Dowr Tamar includes archive footage provided by The SWFTA Collection at The Box, Plymouth, and a musical score by The Worm. It was supported by and first shown at Grays Wharf, Penryn in 2023.
Samuel Bestwick is an artist and filmmaker based in Cornwall. Primarily employing the use of moving image, his practice explores narrative in conjunction with place and social history, re-contextualising these ideas within a modern context. His work is often concerned with the act of looking and, by extension, philosophies surrounding the camera itself.

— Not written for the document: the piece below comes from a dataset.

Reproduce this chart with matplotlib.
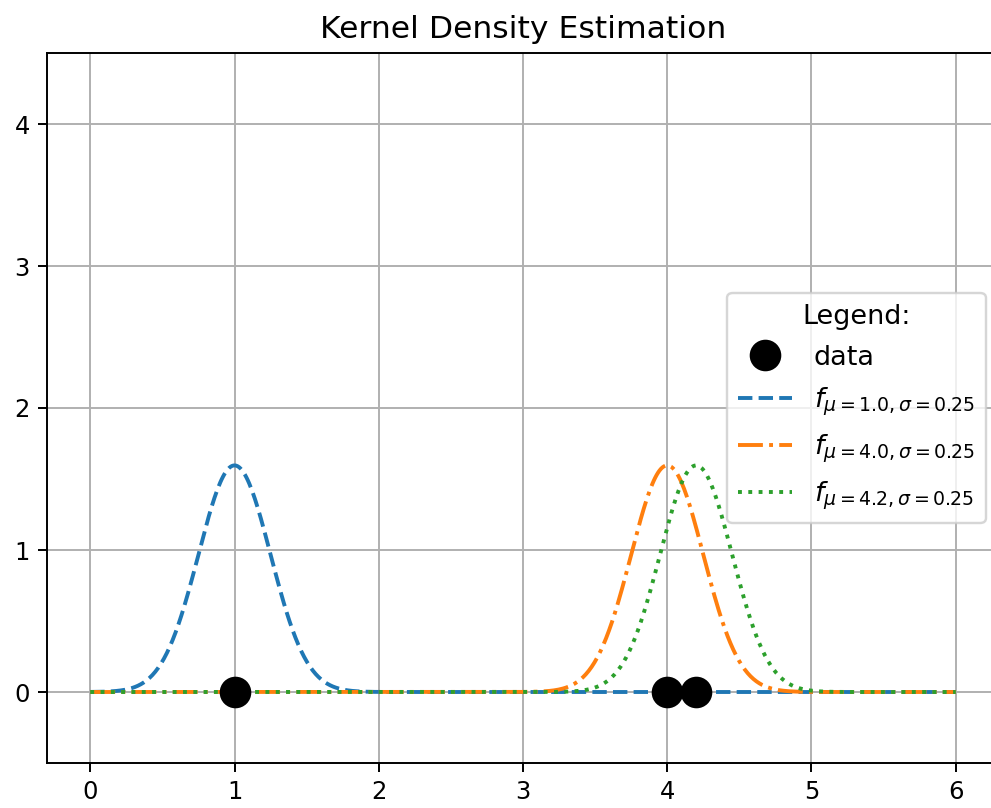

Georgia Gendall’s practice is rooted in the rural landscape of Cornwall – where she grew up and now lives and works – Georgia uses event structures, sculptures, performance, video and social practice to bring people together through multi-sensory encounters that focus on how the art intervention can draw attention to, subvert, celebrate or disrupt a context to embody queerness and unravel preconceptions of the rural as idyll. She runs The Allotment Club: a project and residency space on an allotment in Penryn, Cornwall, which hosts local and national artists, and a programme of workshops and events. She is the artist instigator and organiser of the annual Falmouth Worm Charming Championships.
Jo Lathwood is an artist whose practice includes drawing, sculptural works and large installations, made for both gallery settings and the public realm. The starting point for many of her works is a response to a particular site, event, material or process. This is underpinned by an interdisciplinary approach to research, which incorporates science, technology, craft and art.
Jo has developed an open manifesto to create sustainable artworks, making biodegradable sculptures and researching new ways to approach the production of public artworks. This includes the recent construction of a meandering recycled timber staircase that travelled across three storeys to allow an audience to touch the roof of a church.